Use of ultrasound of no benefit for treat-to-target therapy in rheumatoid arthritis
Oslo, Norway: Systematic use of ultrasound does not provide a benefit in the follow-up of patients with early rheumatoid arthritis (RA), finds a recent study published in the journal Rheumatology.
According to the study, compared with a conventional treatment strategy incorporation of ultrasound information in treatment decisions does not lead to reduced magnetic resonance imaging (MRI) inflammation or less structural damage.
Rheumatoid arthritis is a common autoimmune disorder causing painful inflammation and damage to the joints of affected patients. The objective of RA care today is to treat patients to clinical remission, but these patients may still have subclinical inflammation visible on ultrasound or magnetic resonance imaging.
Ulf Sundin, University of Oslo, Oslo, Norway, and colleagues investigated whether an ultrasound-guided treat-to-target strategy for early RA would lead to reduced MRI inflammation or less structural damage progression compared with a conventional treat-to-target strategy.
For the purpose, a total of 230 DMARD-naïve early RA patients were randomized to an ultrasound tight control strategy targeting DAS <1.6, no swollen joints and no power Doppler signal in any joint or a conventional strategy targeting DAS <1.6 and no swollen joints. The patients were treated according to the same escalation strategy.
MRI of the dominant hand was performed at six-time points over 2 years and scored according to the OMERACT RA MRI scoring system. A total of 218 patients had baseline and one or more follow-up MRIs and were included in the analysis.

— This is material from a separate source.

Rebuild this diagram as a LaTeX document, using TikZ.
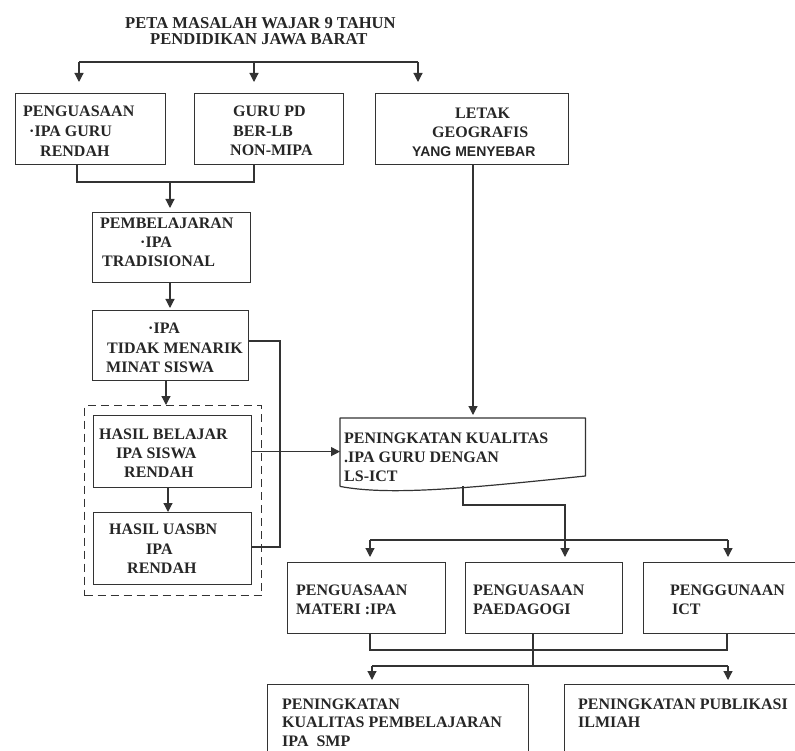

The mean MRI score change from baseline to each follow-up and the 2-year risk for erosive progression were compared between arms.
Key findings of the study include:
- MRI bone marrow oedema, synovitis and tenosynovitis improved over the first year and was sustained during the second year of follow-up, with no statistically significant differences between the ultrasound and the conventional arms at any time point.
- The 2 year risk for progression of MRI erosions was similar in both treatment arms: ultrasound arm 39%, conventional arm 33% [relative risk 1.16].
"The MRI results, with no trend towards less joint damage progression in the ultrasound arm, support the conclusions of the primary outcomes of the above-mentioned trials—that an ultrasound-guided strategy does not lead to improved treatment outcomes," wrote the authors.
"Our findings support the current treatment recommendations for early RA," they concluded.
The study, "Conventional versus ultrasound treat to target: no difference in magnetic resonance imaging inflammation or joint damage over 2 years in early rheumatoid arthritis," is published in the journal Rheumatology.